Material:
● ● ● ●

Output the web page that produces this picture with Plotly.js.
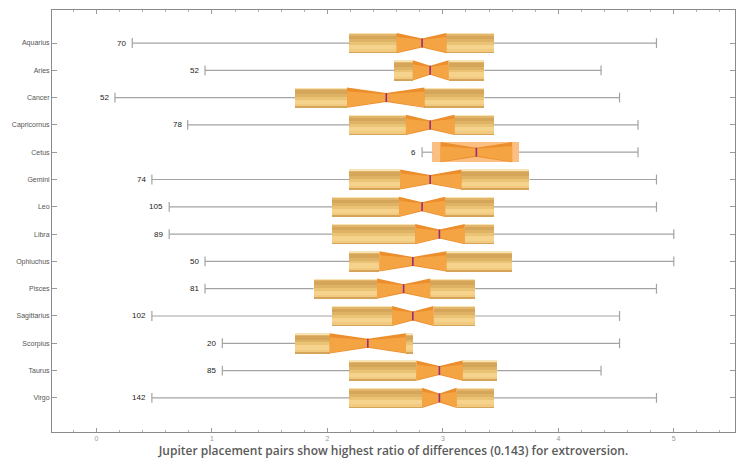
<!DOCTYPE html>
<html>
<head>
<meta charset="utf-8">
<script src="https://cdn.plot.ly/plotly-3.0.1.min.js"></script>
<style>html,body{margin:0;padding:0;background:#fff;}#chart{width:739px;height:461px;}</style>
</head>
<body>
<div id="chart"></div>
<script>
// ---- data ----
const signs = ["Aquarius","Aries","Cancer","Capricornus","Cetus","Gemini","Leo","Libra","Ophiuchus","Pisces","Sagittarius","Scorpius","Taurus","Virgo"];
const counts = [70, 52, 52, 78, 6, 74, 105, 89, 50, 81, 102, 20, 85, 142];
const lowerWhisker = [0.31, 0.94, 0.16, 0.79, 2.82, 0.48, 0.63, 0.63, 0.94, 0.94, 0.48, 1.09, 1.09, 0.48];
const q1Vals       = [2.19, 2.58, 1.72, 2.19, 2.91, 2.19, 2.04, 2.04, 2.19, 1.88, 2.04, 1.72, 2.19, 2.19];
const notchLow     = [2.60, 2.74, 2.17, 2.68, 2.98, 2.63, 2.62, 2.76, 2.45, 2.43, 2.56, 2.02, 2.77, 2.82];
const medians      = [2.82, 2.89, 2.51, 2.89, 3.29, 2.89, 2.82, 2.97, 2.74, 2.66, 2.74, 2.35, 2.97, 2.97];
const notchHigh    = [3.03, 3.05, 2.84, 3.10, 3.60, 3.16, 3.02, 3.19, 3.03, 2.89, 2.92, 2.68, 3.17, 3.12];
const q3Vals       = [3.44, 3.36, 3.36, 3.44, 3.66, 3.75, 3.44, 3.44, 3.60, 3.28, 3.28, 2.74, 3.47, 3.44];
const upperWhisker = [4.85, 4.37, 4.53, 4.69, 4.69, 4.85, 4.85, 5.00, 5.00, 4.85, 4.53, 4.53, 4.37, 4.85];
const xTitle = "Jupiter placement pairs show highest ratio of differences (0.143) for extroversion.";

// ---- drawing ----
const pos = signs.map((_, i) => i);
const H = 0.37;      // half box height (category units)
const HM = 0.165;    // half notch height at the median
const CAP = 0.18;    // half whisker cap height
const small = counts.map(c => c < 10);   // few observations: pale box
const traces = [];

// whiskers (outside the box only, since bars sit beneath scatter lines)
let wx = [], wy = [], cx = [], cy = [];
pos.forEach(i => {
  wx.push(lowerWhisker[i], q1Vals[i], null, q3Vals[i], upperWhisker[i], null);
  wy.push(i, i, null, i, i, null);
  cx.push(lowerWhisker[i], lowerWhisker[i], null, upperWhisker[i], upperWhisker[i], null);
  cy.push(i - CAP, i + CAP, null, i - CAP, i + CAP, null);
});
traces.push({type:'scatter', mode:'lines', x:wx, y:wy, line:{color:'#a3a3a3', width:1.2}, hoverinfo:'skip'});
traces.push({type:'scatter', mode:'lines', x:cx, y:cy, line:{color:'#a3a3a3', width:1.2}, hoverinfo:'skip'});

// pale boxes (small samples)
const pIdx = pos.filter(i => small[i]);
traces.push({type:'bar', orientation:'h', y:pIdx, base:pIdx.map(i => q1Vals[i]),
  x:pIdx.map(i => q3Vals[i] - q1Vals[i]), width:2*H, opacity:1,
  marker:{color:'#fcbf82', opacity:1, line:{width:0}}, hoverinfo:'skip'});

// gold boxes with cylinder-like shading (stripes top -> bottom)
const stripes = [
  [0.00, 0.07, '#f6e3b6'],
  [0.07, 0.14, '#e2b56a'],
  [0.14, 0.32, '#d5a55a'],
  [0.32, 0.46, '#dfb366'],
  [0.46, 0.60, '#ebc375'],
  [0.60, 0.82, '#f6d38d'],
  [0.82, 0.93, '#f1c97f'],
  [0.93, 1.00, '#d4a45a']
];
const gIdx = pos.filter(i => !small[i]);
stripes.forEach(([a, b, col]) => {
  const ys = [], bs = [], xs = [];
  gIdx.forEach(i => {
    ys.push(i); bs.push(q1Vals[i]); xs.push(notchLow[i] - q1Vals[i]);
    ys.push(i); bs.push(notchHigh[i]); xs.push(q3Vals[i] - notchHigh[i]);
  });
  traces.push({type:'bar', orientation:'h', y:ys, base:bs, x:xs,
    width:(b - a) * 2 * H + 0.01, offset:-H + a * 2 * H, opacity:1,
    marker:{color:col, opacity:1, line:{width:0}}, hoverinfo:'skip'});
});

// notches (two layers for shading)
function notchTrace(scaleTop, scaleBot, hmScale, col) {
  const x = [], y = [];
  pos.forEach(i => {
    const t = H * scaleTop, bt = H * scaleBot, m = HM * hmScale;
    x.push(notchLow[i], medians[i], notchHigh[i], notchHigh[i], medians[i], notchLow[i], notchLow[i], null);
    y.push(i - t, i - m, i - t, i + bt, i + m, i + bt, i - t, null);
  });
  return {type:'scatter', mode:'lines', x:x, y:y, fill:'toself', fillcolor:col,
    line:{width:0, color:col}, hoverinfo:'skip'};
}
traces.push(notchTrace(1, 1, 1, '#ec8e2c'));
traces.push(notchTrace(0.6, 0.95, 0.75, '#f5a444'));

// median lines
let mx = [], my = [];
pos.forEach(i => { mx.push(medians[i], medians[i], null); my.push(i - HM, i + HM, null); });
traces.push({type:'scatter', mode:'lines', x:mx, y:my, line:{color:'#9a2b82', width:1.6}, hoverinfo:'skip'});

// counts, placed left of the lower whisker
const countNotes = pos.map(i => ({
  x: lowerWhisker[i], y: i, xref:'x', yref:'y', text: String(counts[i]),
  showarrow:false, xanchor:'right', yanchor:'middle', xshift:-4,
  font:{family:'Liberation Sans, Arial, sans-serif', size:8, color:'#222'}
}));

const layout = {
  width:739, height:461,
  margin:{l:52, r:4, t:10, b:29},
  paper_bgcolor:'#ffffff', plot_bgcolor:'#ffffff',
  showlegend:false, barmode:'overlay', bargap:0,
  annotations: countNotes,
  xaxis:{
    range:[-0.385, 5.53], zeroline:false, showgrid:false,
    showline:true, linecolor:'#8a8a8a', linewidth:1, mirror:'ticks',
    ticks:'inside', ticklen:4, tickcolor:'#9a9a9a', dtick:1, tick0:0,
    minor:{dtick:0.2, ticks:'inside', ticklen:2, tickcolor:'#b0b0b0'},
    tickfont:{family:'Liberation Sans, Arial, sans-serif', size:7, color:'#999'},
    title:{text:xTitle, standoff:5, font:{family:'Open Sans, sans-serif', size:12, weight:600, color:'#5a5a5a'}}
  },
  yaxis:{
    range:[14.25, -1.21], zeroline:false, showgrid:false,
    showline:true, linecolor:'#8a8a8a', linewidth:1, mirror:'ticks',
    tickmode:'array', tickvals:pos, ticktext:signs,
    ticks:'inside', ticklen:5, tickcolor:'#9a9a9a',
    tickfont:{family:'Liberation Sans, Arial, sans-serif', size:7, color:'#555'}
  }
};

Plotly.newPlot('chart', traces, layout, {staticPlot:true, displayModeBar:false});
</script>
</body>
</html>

● ● ● ●

Set task:
Repeat all the data as it stands, dropping any images it holds.

Problem solution:
Output the web page that produces this picture with Plotly.js.
<!DOCTYPE html>
<html>
<head>
<meta charset="utf-8">
<script src="https://cdn.plot.ly/plotly-3.0.1.min.js"></script>
<style>html,body{margin:0;padding:0;background:#fff;}#chart{width:739px;height:461px;}</style>
</head>
<body>
<div id="chart"></div>
<script>
// ---- data ----
const signs = ["Aquarius","Aries","Cancer","Capricornus","Cetus","Gemini","Leo","Libra","Ophiuchus","Pisces","Sagittarius","Scorpius","Taurus","Virgo"];
const counts = [70, 52, 52, 78, 6, 74, 105, 89, 50, 81, 102, 20, 85, 142];
const lowerWhisker = [0.31, 0.94, 0.16, 0.79, 2.82, 0.48, 0.63, 0.63, 0.94, 0.94, 0.48, 1.09, 1.09, 0.48];
const q1Vals       = [2.19, 2.58, 1.72, 2.19, 2.91, 2.19, 2.04, 2.04, 2.19, 1.88, 2.04, 1.72, 2.19, 2.19];
const notchLow     = [2.60, 2.74, 2.17, 2.68, 2.98, 2.63, 2.62, 2.76, 2.45, 2.43, 2.56, 2.02, 2.77, 2.82];
const medians      = [2.82, 2.89, 2.51, 2.89, 3.29, 2.89, 2.82, 2.97, 2.74, 2.66, 2.74, 2.35, 2.97, 2.97];
const notchHigh    = [3.03, 3.05, 2.84, 3.10, 3.60, 3.16, 3.02, 3.19, 3.03, 2.89, 2.92, 2.68, 3.17, 3.12];
const q3Vals       = [3.44, 3.36, 3.36, 3.44, 3.66, 3.75, 3.44, 3.44, 3.60, 3.28, 3.28, 2.74, 3.47, 3.44];
const upperWhisker = [4.85, 4.37, 4.53, 4.69, 4.69, 4.85, 4.85, 5.00, 5.00, 4.85, 4.53, 4.53, 4.37, 4.85];
const xTitle = "Jupiter placement pairs show highest ratio of differences (0.143) for extroversion.";

// ---- drawing ----
const pos = signs.map((_, i) => i);
const H = 0.37;      // half box height (category units)
const HM = 0.165;    // half notch height at the median
const CAP = 0.18;    // half whisker cap height
const small = counts.map(c => c < 10);   // few observations: pale box
const traces = [];

// whiskers (outside the box only, since bars sit beneath scatter lines)
let wx = [], wy = [], cx = [], cy = [];
pos.forEach(i => {
  wx.push(lowerWhisker[i], q1Vals[i], null, q3Vals[i], upperWhisker[i], null);
  wy.push(i, i, null, i, i, null);
  cx.push(lowerWhisker[i], lowerWhisker[i], null, upperWhisker[i], upperWhisker[i], null);
  cy.push(i - CAP, i + CAP, null, i - CAP, i + CAP, null);
});
traces.push({type:'scatter', mode:'lines', x:wx, y:wy, line:{color:'#a3a3a3', width:1.2}, hoverinfo:'skip'});
traces.push({type:'scatter', mode:'lines', x:cx, y:cy, line:{color:'#a3a3a3', width:1.2}, hoverinfo:'skip'});

// pale boxes (small samples)
const pIdx = pos.filter(i => small[i]);
traces.push({type:'bar', orientation:'h', y:pIdx, base:pIdx.map(i => q1Vals[i]),
  x:pIdx.map(i => q3Vals[i] - q1Vals[i]), width:2*H, opacity:1,
  marker:{color:'#fcbf82', opacity:1, line:{width:0}}, hoverinfo:'skip'});

// gold boxes with cylinder-like shading (stripes top -> bottom)
const stripes = [
  [0.00, 0.07, '#f6e3b6'],
  [0.07, 0.14, '#e2b56a'],
  [0.14, 0.32, '#d5a55a'],
  [0.32, 0.46, '#dfb366'],
  [0.46, 0.60, '#ebc375'],
  [0.60, 0.82, '#f6d38d'],
  [0.82, 0.93, '#f1c97f'],
  [0.93, 1.00, '#d4a45a']
];
const gIdx = pos.filter(i => !small[i]);
stripes.forEach(([a, b, col]) => {
  const ys = [], bs = [], xs = [];
  gIdx.forEach(i => {
    ys.push(i); bs.push(q1Vals[i]); xs.push(notchLow[i] - q1Vals[i]);
    ys.push(i); bs.push(notchHigh[i]); xs.push(q3Vals[i] - notchHigh[i]);
  });
  traces.push({type:'bar', orientation:'h', y:ys, base:bs, x:xs,
    width:(b - a) * 2 * H + 0.01, offset:-H + a * 2 * H, opacity:1,
    marker:{color:col, opacity:1, line:{width:0}}, hoverinfo:'skip'});
});

// notches (two layers for shading)
function notchTrace(scaleTop, scaleBot, hmScale, col) {
  const x = [], y = [];
  pos.forEach(i => {
    const t = H * scaleTop, bt = H * scaleBot, m = HM * hmScale;
    x.push(notchLow[i], medians[i], notchHigh[i], notchHigh[i], medians[i], notchLow[i], notchLow[i], null);
    y.push(i - t, i - m, i - t, i + bt, i + m, i + bt, i - t, null);
  });
  return {type:'scatter', mode:'lines', x:x, y:y, fill:'toself', fillcolor:col,
    line:{width:0, color:col}, hoverinfo:'skip'};
}
traces.push(notchTrace(1, 1, 1, '#ec8e2c'));
traces.push(notchTrace(0.6, 0.95, 0.75, '#f5a444'));

// median lines
let mx = [], my = [];
pos.forEach(i => { mx.push(medians[i], medians[i], null); my.push(i - HM, i + HM, null); });
traces.push({type:'scatter', mode:'lines', x:mx, y:my, line:{color:'#9a2b82', width:1.6}, hoverinfo:'skip'});

// counts, placed left of the lower whisker
const countNotes = pos.map(i => ({
  x: lowerWhisker[i], y: i, xref:'x', yref:'y', text: String(counts[i]),
  showarrow:false, xanchor:'right', yanchor:'middle', xshift:-4,
  font:{family:'Liberation Sans, Arial, sans-serif', size:8, color:'#222'}
}));

const layout = {
  width:739, height:461,
  margin:{l:52, r:4, t:10, b:29},
  paper_bgcolor:'#ffffff', plot_bgcolor:'#ffffff',
  showlegend:false, barmode:'overlay', bargap:0,
  annotations: countNotes,
  xaxis:{
    range:[-0.385, 5.53], zeroline:false, showgrid:false,
    showline:true, linecolor:'#8a8a8a', linewidth:1, mirror:'ticks',
    ticks:'inside', ticklen:4, tickcolor:'#9a9a9a', dtick:1, tick0:0,
    minor:{dtick:0.2, ticks:'inside', ticklen:2, tickcolor:'#b0b0b0'},
    tickfont:{family:'Liberation Sans, Arial, sans-serif', size:7, color:'#999'},
    title:{text:xTitle, standoff:5, font:{family:'Open Sans, sans-serif', size:12, weight:600, color:'#5a5a5a'}}
  },
  yaxis:{
    range:[14.25, -1.21], zeroline:false, showgrid:false,
    showline:true, linecolor:'#8a8a8a', linewidth:1, mirror:'ticks',
    tickmode:'array', tickvals:pos, ticktext:signs,
    ticks:'inside', ticklen:5, tickcolor:'#9a9a9a',
    tickfont:{family:'Liberation Sans, Arial, sans-serif', size:7, color:'#555'}
  }
};

Plotly.newPlot('chart', traces, layout, {staticPlot:true, displayModeBar:false});
</script>
</body>
</html>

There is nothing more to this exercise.